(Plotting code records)
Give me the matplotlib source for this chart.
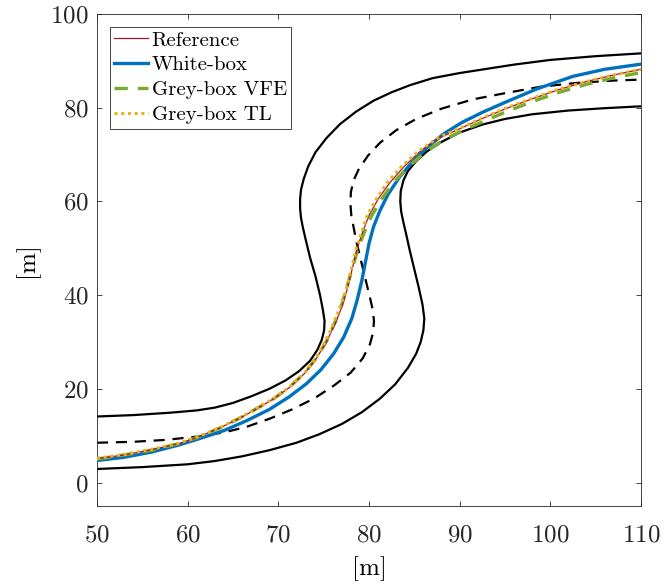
import numpy as np
import matplotlib
matplotlib.use("Agg")
import matplotlib.pyplot as plt

plt.rcParams['font.family'] = 'serif'
plt.rcParams['font.serif'] = ['cmr10']
plt.rcParams['mathtext.fontset'] = 'cm'
plt.rcParams['axes.unicode_minus'] = False
plt.rcParams['axes.formatter.use_mathtext'] = True

# road boundaries and centre line
ub_x = [50, 54, 58, 61, 63, 65, 67, 69, 70.8, 72.3, 73.5, 74.3, 74.8, 75.05, 75.1, 74.9, 74.6,
        74.1, 73.5, 73.0, 72.7, 72.5, 72.4, 72.4, 72.5, 72.8, 73.3, 74.1, 75.3, 76.8, 78.6, 80.5,
        82.5, 84.5, 87, 90, 93, 96, 100, 105, 110]
ub_y = [14.1, 14.4, 14.9, 15.4, 16.0, 17.0, 18.4, 20.0, 21.8, 23.8, 26.0, 28.3, 30.5, 32.5, 34.5,
        37.0, 40.0, 44.0, 48.0, 52.0, 54.5, 56.5, 58.5, 60.5, 62.5, 64.8, 67.5, 70.5, 73.5, 76.5,
        79.2, 81.5, 83.3, 84.8, 86.3, 87.4, 88.3, 89.2, 90.2, 91.0, 91.6]

lb_x = [50, 55, 60, 63, 66, 69, 72, 74.5, 77, 79.2, 81.2, 82.9, 84.3, 85.2, 85.7, 86.0, 86.1,
        85.9, 85.5, 85.0, 84.5, 84.1, 83.8, 83.55, 83.45, 83.5, 83.8, 84.3, 85.2, 86.4, 88.0, 90.0,
        92.5, 95, 98, 102, 106, 110]
lb_y = [2.9, 3.3, 3.9, 4.6, 5.6, 6.9, 8.5, 10.3, 12.5, 15.0, 17.9, 21.0, 24.5, 27.5, 30.0, 32.5,
        35.0, 38.0, 41.5, 45.5, 49.5, 53.0, 55.5, 57.8, 60.0, 62.2, 64.5, 66.5, 68.6, 70.7, 72.7,
        74.7, 76.4, 77.6, 78.6, 79.4, 79.9, 80.3]

cl_x = [50, 54, 57.5, 61, 64, 66.5, 69, 71.5, 74, 76.2, 78, 79.3, 80.1, 80.45, 80.55, 80.4, 80.1,
        79.6, 79.1, 78.6, 78.3, 78.05, 77.95, 78.0, 78.3, 78.9, 79.9, 81.2, 83.0, 85.2, 88.0, 91.5,
        95, 99, 103, 107, 110]
cl_y = [8.5, 8.7, 9.1, 9.8, 10.7, 11.9, 13.6, 15.6, 18.0, 20.8, 23.5, 26.5, 29.5, 32.0, 34.5,
        37.0, 39.5, 43.5, 47.5, 51.5, 54.5, 57.0, 59.5, 62.0, 64.5, 67.0, 69.8, 72.5, 75.2, 77.6,
        79.8, 81.8, 83.1, 84.5, 85.3, 85.8, 86.0]

# trajectories
ref_x = [50, 53, 56, 59, 61, 63.5, 65.8, 67.6, 69.5, 71.3, 72.9, 74.2, 75.3, 76.3, 77.1, 77.7,
         78.2, 78.7, 79.3, 80.0, 81.0, 82.3, 83.9, 85.7, 87.8, 90, 92.5, 95.2, 98, 101, 104, 107, 110]
ref_y = [5.1, 5.9, 7.0, 8.3, 9.6, 11.6, 13.8, 15.7, 17.9, 20.4, 23.3, 26.5, 30.0, 34.0, 38.0,
         42.0, 46.0, 50.0, 53.5, 57.0, 60.5, 64.0, 67.5, 70.8, 73.6, 75.5, 77.7, 79.9, 81.9, 83.9,
         85.6, 87.0, 88.2]

wb_x = [50, 53, 56, 59, 61.5, 64, 66.5, 69, 71.2, 73.1, 74.7, 76.1, 77.2, 78.1, 78.7, 79.2, 79.6,
        80.0, 80.5, 81.2, 82.1, 83.3, 84.8, 86.4, 88.3, 90.2, 92.6, 95.2, 98.5, 102.5, 106, 110]
wb_y = [4.7, 5.4, 6.5, 8.0, 9.5, 11.1, 13.2, 15.6, 18.3, 21.1, 24.1, 27.5, 31.0, 35.0, 39.0, 43.0,
        47.0, 51.0, 54.6, 58.0, 61.5, 65.0, 68.5, 71.5, 74.5, 76.8, 79.1, 81.3, 84.0, 86.7, 88.2, 89.3]

vfe_x = [50, 53, 56, 59, 61, 63.5, 65.8, 67.6, 69.5, 71.3, 72.9, 74.2, 75.3, 76.2, 77.0, 77.6,
         78.2, 78.8, 79.5, 80.3, 81.4, 82.7, 84.3, 86.1, 88.2, 90.4, 92.8, 95.2, 98, 101, 104, 107, 110]
vfe_y = [5.0, 5.9, 6.9, 8.3, 9.6, 11.6, 13.8, 15.8, 17.9, 20.5, 23.4, 26.6, 30.1, 34.0, 38.0,
         42.0, 46.0, 50.0, 53.5, 57.0, 60.5, 64.0, 67.3, 70.4, 73.1, 75.2, 77.2, 79.2, 81.3, 83.3,
         85.0, 86.4, 87.5]

tl_x = [50, 53, 56, 59, 61, 63.5, 65.8, 67.6, 69.5, 71.3, 72.9, 74.2, 75.2, 76.1, 76.9, 77.6,
        78.1, 78.6, 79.2, 79.8, 80.8, 82.0, 83.6, 85.5, 87.7, 90, 92.5, 95.2, 98, 101, 104, 107, 110]
tl_y = [5.2, 6.0, 7.1, 8.4, 9.7, 11.7, 13.9, 15.8, 18.0, 20.5, 23.4, 26.7, 30.2, 34.0, 38.0,
        42.0, 46.0, 50.0, 53.5, 57.0, 60.5, 64.0, 67.5, 70.8, 73.7, 75.6, 77.8, 80.0, 82.0, 84.0,
        85.6, 87.0, 88.2]

fig = plt.figure(figsize=(6.65, 5.88), dpi=100)
ax = fig.add_axes([97 / 665, 82 / 588, 544 / 665, 492 / 588])

ax.plot(ub_x, ub_y, color='black', lw=1.6, zorder=2)
ax.plot(lb_x, lb_y, color='black', lw=1.6, zorder=2)
ax.plot(cl_x, cl_y, color='black', lw=1.6, ls=(0, (5, 3.5)), zorder=2)

h_wb, = ax.plot(wb_x, wb_y, color='#0072BD', lw=2.4, label='White-box', zorder=3)
h_vfe, = ax.plot(vfe_x, vfe_y, color='#77AC30', lw=2.4, ls=(0, (4, 3)), label='Grey-box VFE', zorder=4)
h_ref, = ax.plot(ref_x, ref_y, color='#A2142F', lw=0.9, label='Reference', zorder=5)
h_tl, = ax.plot(tl_x, tl_y, color='#EDB120', lw=2.2, ls=(0, (1, 1.2)), label='Grey-box TL', zorder=6)

ax.set_xlim(50, 110)
ax.set_ylim(-5, 100)
ax.set_xticks([50, 60, 70, 80, 90, 100, 110])
ax.set_yticks([0, 20, 40, 60, 80, 100])
ax.set_xlabel('[m]', fontsize=18, labelpad=7)
ax.set_ylabel('[m]', fontsize=18, labelpad=8)

for s in ax.spines.values():
    s.set_color('#262626')
    s.set_linewidth(0.6)
ax.tick_params(direction='in', top=True, right=True, length=3.5, width=0.6,
               colors='#262626', labelsize=18)
ax.tick_params(axis='x', pad=13)
ax.tick_params(axis='y', pad=6)
for lab in ax.get_xticklabels() + ax.get_yticklabels():
    lab.set_color('#262626')

leg = ax.legend(handles=[h_ref, h_wb, h_vfe, h_tl], loc='upper left', fontsize=15,
                handlelength=1.65, handletextpad=0.15, labelspacing=0.3,
                borderpad=0.22, borderaxespad=0.6, fancybox=False, framealpha=1)
leg.get_frame().set_edgecolor('#262626')
leg.get_frame().set_linewidth(0.6)

fig.savefig('out.png', dpi=100)
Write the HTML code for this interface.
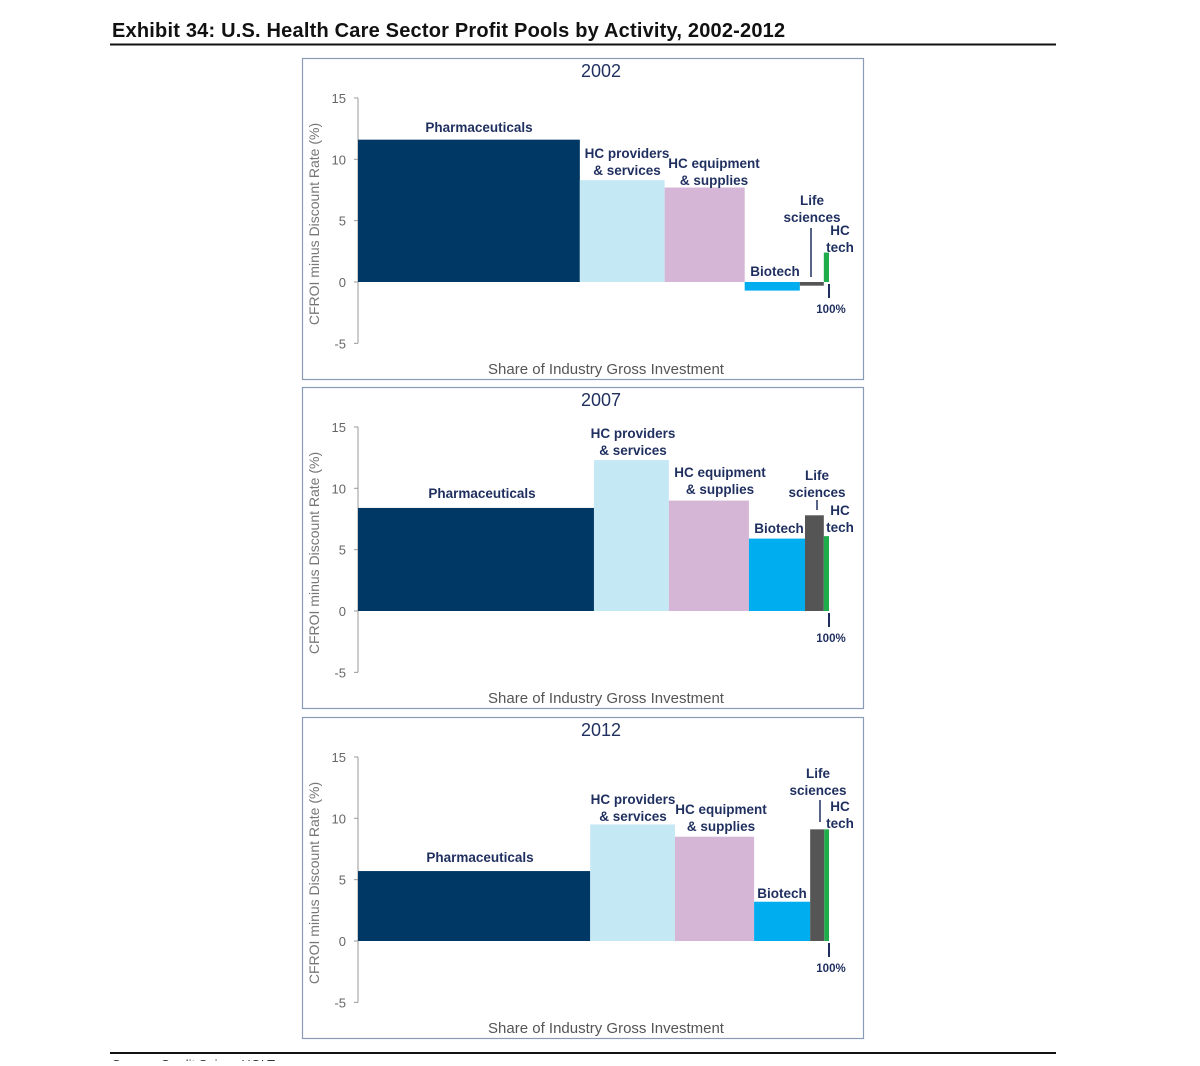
<!DOCTYPE html>
<html><head><meta charset="utf-8"><style>
body{margin:0;background:#fff;width:1200px;height:1061px;overflow:hidden;font-family:"Liberation Sans",sans-serif}
</style></head><body>
<svg id="chart" width="1200" height="1061" xmlns="http://www.w3.org/2000/svg" font-family="Liberation Sans, sans-serif">
<text x="112" y="37" font-size="20" font-weight="bold" fill="#111" letter-spacing="0.2">Exhibit 34: U.S. Health Care Sector Profit Pools by Activity, 2002-2012</text>
<line x1="110" y1="44.5" x2="1056" y2="44.5" stroke="#111" stroke-width="2"/>
<line x1="110" y1="1053" x2="1056" y2="1053" stroke="#111" stroke-width="2"/>
<text x="112" y="1069" font-size="13" fill="#333">Source: Credit Suisse HOLT</text>
<g id="panels"></g>
</svg>
<script>
const years = ["2002","2007","2012"];
const categories = ["Pharmaceuticals","HC providers & services","HC equipment & supplies","Biotech","Life sciences","HC tech"];
const shares2002 = [47.1,18.0,17.0,11.7,5.1,1.1];
const values2002 = [11.6,8.3,7.7,-0.7,-0.3,2.4];
const shares2007 = [50.1,15.9,17.0,11.9,4.0,1.1];
const values2007 = [8.4,12.3,9.0,5.9,7.8,6.1];
const shares2012 = [49.3,18.0,16.8,11.9,3.0,1.0];
const values2012 = [5.7,9.5,8.5,3.2,9.1,9.1];
const yTicks = [15,10,5,0,-5];
const colors = ["#003865","#c5e8f5","#d5b6d6","#00adef","#555555","#1fad4b"];
const sharesAll=[shares2002,shares2007,shares2012], valuesAll=[values2002,values2007,values2012];
const panelTops=[58,387,717];
const labelLayout=[
 [[479,132,["Pharmaceuticals"]],[627,158,["HC providers","& services"]],[714,168,["HC equipment","& supplies"]],[775,276,["Biotech"]],[812,205,["Life","sciences"]],[840,235,["HC","tech"]]],
 [[482,498,["Pharmaceuticals"]],[633,438,["HC providers","& services"]],[720,477,["HC equipment","& supplies"]],[779,533,["Biotech"]],[817,480,["Life","sciences"]],[840,515,["HC","tech"]]],
 [[480,862,["Pharmaceuticals"]],[633,804,["HC providers","& services"]],[721,814,["HC equipment","& supplies"]],[782,898,["Biotech"]],[818,778,["Life","sciences"]],[840,811,["HC","tech"]]]
];
const leaders=[[811,228,277],[817,500,510],[820,800,822]];
const NS="http://www.w3.org/2000/svg";
const root=document.getElementById("panels");
function mk(tag,attrs,parent){const e=document.createElementNS(NS,tag);for(const k in attrs)e.setAttribute(k,attrs[k]);(parent||root).appendChild(e);return e;}
years.forEach((yr,p)=>{
 const top=panelTops[p];
 const g=mk("g",{});
 
 
 const frame=mk("rect",{x:302.5,y:top+0.5,width:561,height:321,fill:"none",stroke:"#8a9bb8","stroke-width":1.2},g);
 
 
 const t=mk("text",{x:601,y:top+19,"font-size":18,"text-anchor":"middle",fill:"#1f2f5f"},g);t.textContent=yr;
 
 
 const x0=358,x1=829,zeroY=top+224,k=12.27;
 const Y=v=>zeroY-v*k, X=s=>x0+s/100*(x1-x0);
 const ax=mk("line",{x1:x0,x2:x0,y1:Y(15),y2:Y(-5),stroke:"#999","stroke-width":1},g);
 
 
 yTicks.forEach(v=>{
  mk("line",{x1:x0-4,x2:x0,y1:Y(v),y2:Y(v),stroke:"#999"},g);
  const tl=mk("text",{x:x0-12,y:Y(v)+5,"font-size":13,"text-anchor":"end",fill:"#666"},g);tl.textContent=v;
  
  
 });
 const at=mk("text",{transform:`translate(319,${zeroY-58}) rotate(-90)`,"font-size":14,"text-anchor":"middle",fill:"#777"},g);
 at.textContent="CFROI minus Discount Rate (%)";
 
 
 const xt=mk("text",{x:606,y:top+316,"font-size":15,"text-anchor":"middle",fill:"#555"},g);
 xt.textContent="Share of Industry Gross Investment";
 
 
 let cum=0;
 sharesAll[p].forEach((s,i)=>{
  const v=valuesAll[p][i];
  const xa=X(cum),xb=X(cum+s);cum+=s;
  const r=mk("rect",{x:xa,y:Math.min(Y(v),zeroY),width:xb-xa,height:Math.abs(Y(v)-zeroY),fill:colors[i]},g);
  
  
 });
 labelLayout[p].forEach((L,i)=>{
  const tx=mk("text",{x:L[0],y:L[1],"font-size":13.5,"font-weight":"bold","text-anchor":"middle",fill:"#1f2f5f"},g);
  L[2].forEach((ln,j)=>{const ts=mk("tspan",{x:L[0],dy:j?17:0},tx);ts.textContent=ln;});
  
  
 });
 const ld=leaders[p];
 mk("line",{x1:ld[0],x2:ld[0],y1:ld[1],y2:ld[2],stroke:"#1f2f5f","stroke-width":1.5},g);
 const m=mk("line",{x1:x1,x2:x1,y1:zeroY+2,y2:zeroY+16,stroke:"#1f2f5f","stroke-width":2},g);
 
 
 const mt=mk("text",{x:831,y:zeroY+31,"font-size":11.5,"font-weight":"bold","text-anchor":"middle",fill:"#1f2f5f"},g);mt.textContent="100%";
 
 
});
</script>
</body></html>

■ What you should do ■
Copy, word for word, the entries above from the first line to the line that holds "plt.rcParams['axes.formatter.use_mathtext'] = True". Drop the pictures.

■ Expected answer ■
Give me the matplotlib source for this chart.
import numpy as np
import matplotlib
matplotlib.use("Agg")
import matplotlib.pyplot as plt

plt.rcParams['font.family'] = 'serif'
plt.rcParams['font.serif'] = ['cmr10']
plt.rcParams['mathtext.fontset'] = 'cm'
plt.rcParams['axes.unicode_minus'] = False
plt.rcParams['axes.formatter.use_mathtext'] = True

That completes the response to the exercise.